If your casual is showing, you may want to reconsider. Even if it’s on a beautiful, sleek, pink encased iPhone
What else do you suggest?

6 replies
  1. Lisa Braithwaite
    Lisa Braithwaite says:

    I think there’s an issue here with perception. What I may perceive to be too casual or informal, another may not.

    I live in Southern California, where business dress and conversation probably seem extremely casual to someone from another state.

    Then there are cultural issues as well, where it may be considered rude not to make small talk about one’s family before commencing with business talk.

    One of my closest friends cut me off during lunch one day when I thought it was time to start talking business, the reason for our lunch meeting. She preferred to wait until after eating to talk business.
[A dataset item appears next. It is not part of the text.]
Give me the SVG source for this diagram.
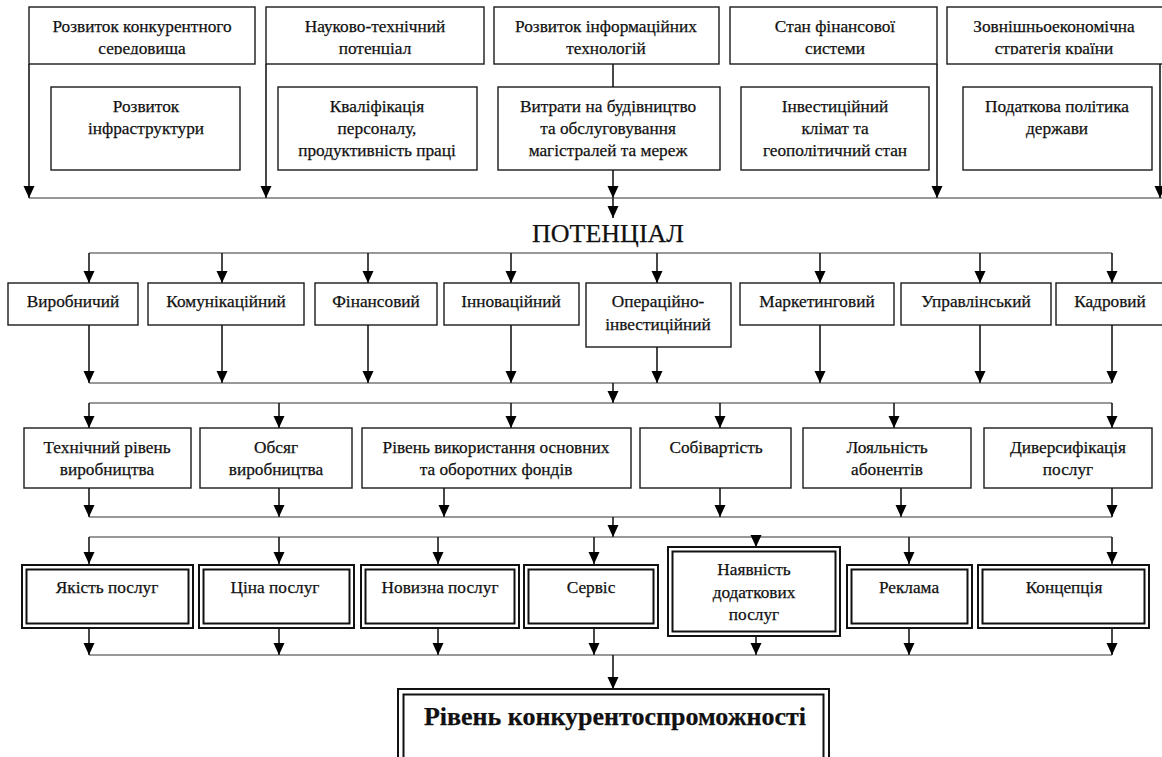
<svg xmlns="http://www.w3.org/2000/svg" width="1162" height="757" viewBox="0 0 1162 757">
<defs>
<style>
.bx{fill:#fff;stroke:#1a1a1a;stroke-width:1.4}
.db{fill:#fff;stroke:#111;stroke-width:2}
.t{font-family:"Liberation Serif","Times New Roman",serif;font-size:17.3px;fill:#111;stroke:#111;stroke-width:0.25;text-anchor:middle}
.big{font-size:26px}
.fin{font-size:26px;font-weight:bold}
.v{stroke:#1a1a1a;stroke-width:1.6;fill:none}
.h{stroke:#333;stroke-width:1.2;fill:none}
.a{marker-end:url(#ah)}
</style>
<marker id="ah" markerUnits="userSpaceOnUse" markerWidth="13" markerHeight="12" refX="12" refY="5.5" orient="auto">
<path d="M0,0 L12,5.5 L0,11 Z" fill="#000"/>
</marker>
<clipPath id="topclip"><rect x="0" y="0" width="1162" height="54.5"/></clipPath>
</defs>
<rect width="1162" height="757" fill="#fff"/>

<g id="connectors">
<line class="v a" x1="29" y1="64" x2="29" y2="198"/>
<line class="v a" x1="266" y1="64" x2="266" y2="198"/>
<line class="v" x1="613" y1="64" x2="613" y2="87"/>
<line class="v a" x1="613" y1="170" x2="613" y2="198"/>
<line class="v a" x1="613" y1="198" x2="613" y2="218"/>
<line class="v a" x1="937" y1="64" x2="937" y2="198"/>
<line class="v a" x1="1160" y1="64" x2="1160" y2="198"/>
<line class="h" x1="29" y1="198" x2="1162" y2="198"/>

<line class="h" x1="89" y1="253" x2="1112" y2="253"/>
<line class="v a" x1="89" y1="253" x2="89" y2="283"/>
<line class="v a" x1="222" y1="253" x2="222" y2="283"/>
<line class="v a" x1="368" y1="253" x2="368" y2="283"/>
<line class="v a" x1="511" y1="253" x2="511" y2="283"/>
<line class="v a" x1="657" y1="253" x2="657" y2="283"/>
<line class="v a" x1="820" y1="253" x2="820" y2="283"/>
<line class="v a" x1="980" y1="253" x2="980" y2="283"/>
<line class="v a" x1="1112" y1="253" x2="1112" y2="283"/>

<line class="v a" x1="89" y1="325" x2="89" y2="383"/>
<line class="v a" x1="222" y1="325" x2="222" y2="383"/>
<line class="v a" x1="368" y1="325" x2="368" y2="383"/>
<line class="v a" x1="511" y1="325" x2="511" y2="383"/>
<line class="v a" x1="657" y1="347" x2="657" y2="383"/>
<line class="v a" x1="820" y1="325" x2="820" y2="383"/>
<line class="v a" x1="980" y1="325" x2="980" y2="383"/>
<line class="v a" x1="1112" y1="325" x2="1112" y2="383"/>
<line class="h" x1="89" y1="383" x2="1112" y2="383"/>
<line class="v a" x1="613" y1="383" x2="613" y2="403"/>

<line class="h" x1="89" y1="403" x2="1112" y2="403"/>
<line class="v a" x1="89" y1="403" x2="89" y2="428"/>
<line class="v a" x1="279" y1="403" x2="279" y2="428"/>
<line class="v a" x1="511" y1="403" x2="511" y2="428"/>
<line class="v a" x1="720" y1="403" x2="720" y2="428"/>
<line class="v a" x1="894" y1="403" x2="894" y2="428"/>
<line class="v a" x1="1112" y1="403" x2="1112" y2="428"/>

<line class="v a" x1="89" y1="488" x2="89" y2="517"/>
<line class="v a" x1="279" y1="488" x2="279" y2="517"/>
<line class="v a" x1="444" y1="488" x2="444" y2="517"/>
<line class="v a" x1="720" y1="488" x2="720" y2="517"/>
<line class="v a" x1="901" y1="488" x2="901" y2="517"/>
<line class="v a" x1="1112" y1="488" x2="1112" y2="517"/>
<line class="h" x1="89" y1="517" x2="1112" y2="517"/>
<line class="v a" x1="613" y1="517" x2="613" y2="537"/>

<line class="h" x1="89" y1="537" x2="1112" y2="537"/>
<line class="v a" x1="89" y1="537" x2="89" y2="564"/>
<line class="v a" x1="279" y1="537" x2="279" y2="564"/>
<line class="v a" x1="438" y1="537" x2="438" y2="564"/>
<line class="v a" x1="594" y1="537" x2="594" y2="564"/>
<line class="v a" x1="756" y1="537" x2="756" y2="547"/>
<line class="v a" x1="909" y1="537" x2="909" y2="564"/>
<line class="v a" x1="1112" y1="537" x2="1112" y2="564"/>

<line class="v a" x1="89" y1="629" x2="89" y2="655"/>
<line class="v a" x1="279" y1="629" x2="279" y2="655"/>
<line class="v a" x1="438" y1="629" x2="438" y2="655"/>
<line class="v a" x1="594" y1="629" x2="594" y2="655"/>
<line class="v a" x1="756" y1="637" x2="756" y2="655"/>
<line class="v a" x1="909" y1="629" x2="909" y2="655"/>
<line class="v a" x1="1112" y1="629" x2="1112" y2="655"/>
<line class="h" x1="89" y1="655" x2="1112" y2="655"/>
<line class="v a" x1="613" y1="655" x2="613" y2="689"/>
</g>

<g id="top1"><rect class="bx" x="29" y="7" width="226" height="57"/><g clip-path="url(#topclip)"><text class="t" x="142" y="32">Розвиток конкурентного</text><text class="t" x="142" y="54">середовища</text></g></g>
<g id="top2"><rect class="bx" x="266" y="7" width="218" height="57"/><g clip-path="url(#topclip)"><text class="t" x="375" y="32">Науково-технічний</text><text class="t" x="375" y="54">потенціал</text></g></g>
<g id="top3"><rect class="bx" x="494" y="7" width="225" height="57"/><g clip-path="url(#topclip)"><text class="t" x="606" y="32">Розвиток інформаційних</text><text class="t" x="606" y="54">технологій</text></g></g>
<g id="top4"><rect class="bx" x="730" y="7" width="207" height="57"/><g clip-path="url(#topclip)"><text class="t" x="835" y="32">Стан фінансової</text><text class="t" x="835" y="54">системи</text></g></g>
<g id="top5"><rect class="bx" x="947" y="7" width="218" height="57"/><g clip-path="url(#topclip)"><text class="t" x="1054" y="32">Зовнішньоекономічна</text><text class="t" x="1054" y="54">стратегія країни</text></g></g>

<g id="in1"><rect class="bx" x="51" y="87" width="189" height="83"/><text class="t" x="146" y="112">Розвиток</text><text class="t" x="146" y="134">інфраструктури</text></g>
<g id="in2"><rect class="bx" x="278" y="87" width="199" height="83"/><text class="t" x="377" y="112">Кваліфікація</text><text class="t" x="377" y="134">персоналу,</text><text class="t" x="377" y="156">продуктивність праці</text></g>
<g id="in3"><rect class="bx" x="498" y="87" width="222" height="83"/><text class="t" x="608" y="112">Витрати на будівництво</text><text class="t" x="608" y="134">та обслуговування</text><text class="t" x="608" y="156">магістралей та мереж</text></g>
<g id="in4"><rect class="bx" x="741" y="87" width="188" height="83"/><text class="t" x="835" y="112">Інвестиційний</text><text class="t" x="835" y="134">клімат та</text><text class="t" x="835" y="156">геополітичний стан</text></g>
<g id="in5"><rect class="bx" x="963" y="87" width="189" height="83"/><text class="t" x="1057" y="112">Податкова політика</text><text class="t" x="1057" y="134">держави</text></g>

<g id="potential"><text class="t big" x="608" y="242">ПОТЕНЦІАЛ</text></g>

<g id="p1"><rect class="bx" x="8" y="283" width="130" height="42"/><text class="t" x="73" y="307">Виробничий</text></g>
<g id="p2"><rect class="bx" x="148" y="283" width="156" height="42"/><text class="t" x="226" y="307">Комунікаційний</text></g>
<g id="p3"><rect class="bx" x="315" y="283" width="122" height="42"/><text class="t" x="376" y="307">Фінансовий</text></g>
<g id="p4"><rect class="bx" x="444" y="283" width="135" height="42"/><text class="t" x="511" y="307">Інноваційний</text></g>
<g id="p5"><rect class="bx" x="586" y="283" width="145" height="64"/><text class="t" x="658" y="307">Операційно-</text><text class="t" x="658" y="330">інвестиційний</text></g>
<g id="p6"><rect class="bx" x="740" y="283" width="154" height="42"/><text class="t" x="817" y="307">Маркетинговий</text></g>
<g id="p7"><rect class="bx" x="901" y="283" width="150" height="42"/><text class="t" x="976" y="307">Управлінський</text></g>
<g id="p8"><rect class="bx" x="1056" y="283" width="110" height="42"/><text class="t" x="1110" y="307">Кадровий</text></g>

<g id="f1"><rect class="bx" x="24" y="428" width="167" height="60"/><text class="t" x="107" y="453">Технічний рівень</text><text class="t" x="107" y="475">виробництва</text></g>
<g id="f2"><rect class="bx" x="200" y="428" width="152" height="60"/><text class="t" x="276" y="453">Обсяг</text><text class="t" x="276" y="475">виробництва</text></g>
<g id="f3"><rect class="bx" x="362" y="428" width="269" height="60"/><text class="t" x="496" y="453">Рівень використання основних</text><text class="t" x="496" y="475">та оборотних фондів</text></g>
<g id="f4"><rect class="bx" x="640" y="428" width="151" height="60"/><text class="t" x="716" y="453">Собівартість</text></g>
<g id="f5"><rect class="bx" x="803" y="428" width="168" height="60"/><text class="t" x="887" y="453">Лояльність</text><text class="t" x="887" y="475">абонентів</text></g>
<g id="f6"><rect class="bx" x="984" y="428" width="168" height="60"/><text class="t" x="1068" y="453">Диверсифікація</text><text class="t" x="1068" y="475">послуг</text></g>

<g id="s1"><rect class="db" x="22" y="565" width="171" height="63"/><rect class="db" x="26.5" y="569.5" width="162" height="54"/><text class="t" x="107" y="593">Якість послуг</text></g>
<g id="s2"><rect class="db" x="199" y="565" width="155" height="63"/><rect class="db" x="203.5" y="569.5" width="146" height="54"/><text class="t" x="275" y="593">Ціна послуг</text></g>
<g id="s3"><rect class="db" x="361" y="565" width="158" height="63"/><rect class="db" x="365.5" y="569.5" width="149" height="54"/><text class="t" x="440" y="593">Новизна послуг</text></g>
<g id="s4"><rect class="db" x="524" y="565" width="134" height="63"/><rect class="db" x="528.5" y="569.5" width="125" height="54"/><text class="t" x="591" y="593">Сервіс</text></g>
<g id="s5"><rect class="db" x="668" y="547" width="172" height="89"/><rect class="db" x="672.5" y="551.5" width="163" height="80"/><text class="t" x="754" y="575">Наявність</text><text class="t" x="754" y="598">додаткових</text><text class="t" x="754" y="620">послуг</text></g>
<g id="s6"><rect class="db" x="847" y="565" width="125" height="63"/><rect class="db" x="851.5" y="569.5" width="116" height="54"/><text class="t" x="909" y="593">Реклама</text></g>
<g id="s7"><rect class="db" x="978" y="565" width="171" height="63"/><rect class="db" x="982.5" y="569.5" width="162" height="54"/><text class="t" x="1064" y="593">Концепція</text></g>

<g id="final"><rect class="db" x="398" y="689" width="431" height="80"/><rect class="db" x="403.5" y="694.5" width="420" height="80"/><text class="t fin" x="615" y="725">Рівень конкурентоспроможності</text></g>
</svg>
    Navigating others’ perceptions is not as easy as it might seem.

    Reply
  2. Jeff
    Jeff says:

    “We don’t communicate for ourselves; we communicate to provide useful information for another soul.”

    I imagine that you work in the sales world but I can tell you that I “communicate for myself” all the time. I bet you do too.

    It doesn’t help a systems administrator’s soul to hear that their server is down and causing me problems. Plus, I don’t tell them that to help their soul — I do it for me.

    Sometimes it is perfectly OK to “show your casual.” ;)

    Reply
  3. dkzody
    dkzody says:

    I just received a poorly written email from an employee at Bank of America who wants to make a presentation to my senior marketing class. I used his email as a lesson to my students, having them rewrite the email with correct grammar, spelling, and punctuation. I am hoping his speaking skills are much better than his writing.

    Reply
  4. speakersue
    speakersue says:

    Good for you! Lemonade out of lemons! And what a great lesson for your students. Can’t wait to hear if his speaking skills are any better! Thanks for writing and keep fighting the good fight!

    Reply
  5. speakersue
    speakersue says:

    Hi Jeff,
    Yes. I work in the world of sales. And yes, if I could be at my best every day, I would always communicate in terms of the other person. To my husband, my son, my mother, my 7 month old puppies, my friends, my clients and in every email I write and presentation I present. To you. I’d communicate in a way that would make it so easy for you to see how my point relates to you and your needs. I’d communicate to help you, respect you, communicate with you. To help that system’s admin, I’d authentically appreciate her/his expertise. I can’t do it which makes them way smarter than I am. And I’d appreciate that. To them. We all sell, Jeff. Call it negotiation, persuasiveness or influence. But we sell. And we do that best when we help the other person see the benefit of the sale. Thanks for writing!

    Reply
  6. speakersue
    speakersue says:

    Lisa,

    You are so right! Navigating others perceptions is never easy. I think the only thing we can do is to manage our own. Maybe some questions to ask are:
    Am I proud of what I’ve written, how I dressed, how I acted, what I said?
    Did I distract myself or others from the real issue?
    Could I have done better?
    Thanks so much for your insights.